The move to potentially drop specific allegations against third-party tokens has stirred the legal strategy surrounding the case. If the SEC’s request to amend the complaint is granted, it could redefine the future regulatory landscape for digital assets. Moreover, this development arrives amid heightened scrutiny of cryptocurrency exchanges and their compliance with U.S. securities laws.

The SEC and Binance must jointly decide how to proceed with the lawsuit following the recent court order for a joint response to the disputed issues. This negotiation could set a precedent for future cases, shaping how they are handled. It may influence the broad regulation and classification of digital tokens.

Binance.US Braces for Extended Legal Battle with SEC

Meanwhile, Binance.US, the American branch of the global cryptocurrency exchange, is preparing for a prolonged legal fight with the U.S. Securities and Exchange Commission (SEC). After a recent court decision allowed the SEC’s lawsuit to proceed, Binance.US declared its readiness for a lengthy discovery phase.

In a public statement on X, Binance.US affirmed its dedication to regulatory compliance and voiced criticism of the SEC’s enforcement methods. The company labeled the SEC’s regulatory tactics as “regulation by enforcement” and hinted at political motives behind the agency’s actions.
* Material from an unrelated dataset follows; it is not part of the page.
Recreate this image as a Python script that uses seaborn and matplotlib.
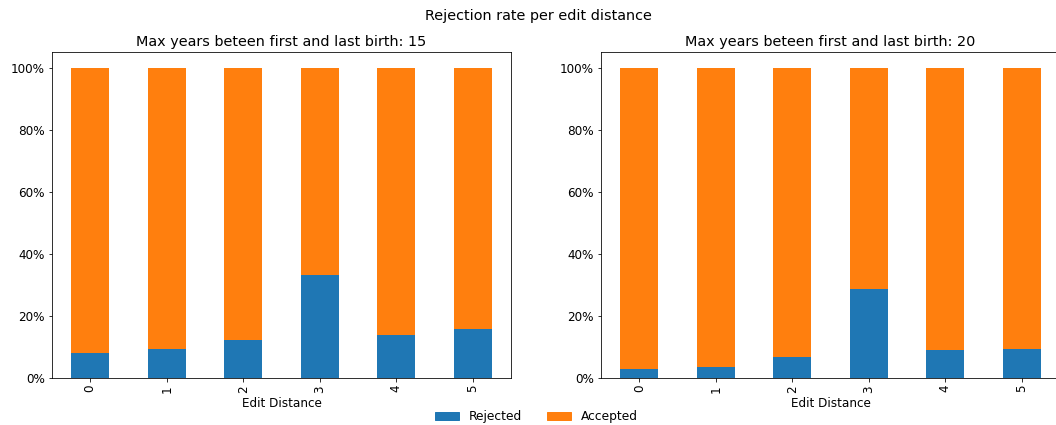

This case between the SEC and Binance highlights the complex relationship between rapidly changing digital currency markets and existing regulatory structures. As the situation unfolds, the investment community and regulatory observers keenly watch for changes that could affect the broader cryptocurrency landscape. The resolution of this case could have far-reaching implications for how digital assets are viewed and regulated globally.